Giulio Casale come Giorgio Gaber

‘Polli d’allevamento’

Spettacolo teatrale coraggioso. Il cantante ripropone uno soggetto gaberiano di tre decenni fa, quasi senza interventi che lo differenzino dall’originale. L’operazione di emulare impeccabilmente Giorgio Gaber è facilmente attaccabile: è scontato chiedersi perché rifare “male” un intervento di cui abbiamo già un originale in circolazione? Provate a vendere gabinetti da muro o tagli su tela in una galleria d’arte… verreste derisi all’istante.

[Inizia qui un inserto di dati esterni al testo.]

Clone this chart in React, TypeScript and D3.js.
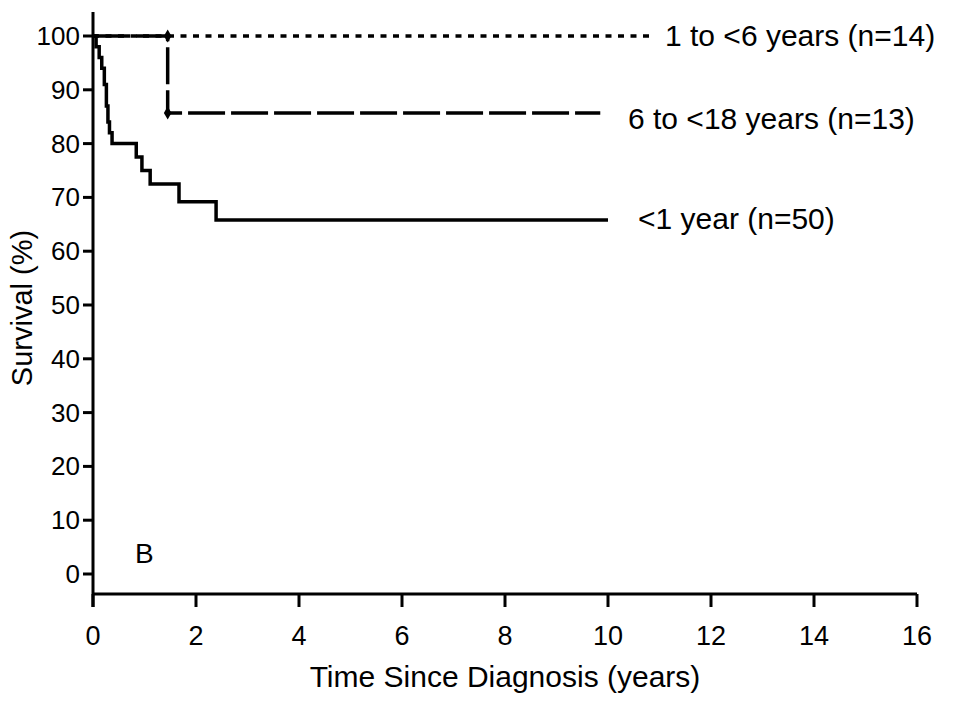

Il problema è che l’azione di Casale è più sofisticata, merita un’analisi approfondita. Intanto essendo una persona consapevole del naufragio culturale, economico, politico, ambientale ed energetico del mondo ha capito l’importanza di passare un messaggio forte che sensibilizzi alle problematiche contemporanee. In secondo luogo riesumare la salma di Gaber, permette alle nuove generazioni di avvicinarsi ad un intellettuale che ha contribuito alla costruzione di un mondo migliore. Inoltre, l’articolata e complessa identificazione nel personaggio, nelle movenze, nella gestualità, nella mimica, nella tonalità di voce, necessita un impegno serissimo nonchè uno sforzo, percepibile dal vivo, indispensabile per una maggiore penetrazione nel cantante milanese. Conscio di tutti gli ostacoli che avrebbe incontrato, Casale ha deciso di seguire questa strada pericolosa ed ambigua. Forse perché lo avrebbe condotto, attraverso il sentiero tracciato da Gaber, a toccare i punti deboli di un pubblico intontito o triste, alla ricerca di consolazione.

Avendo poi chiaccherato con l’artista, è emersa la delusione di non aver scatenato infuocate discussioni alla fine dei suoi spettacoli e di non esser riuscito ad offendere/stimolare gli spettatori tanto da ricevere una risposta. Non è facile sentirsi dire che siamo polli d’allevamento.
Il silenzio dopo una tale provocazione non è certo un segnale positivo.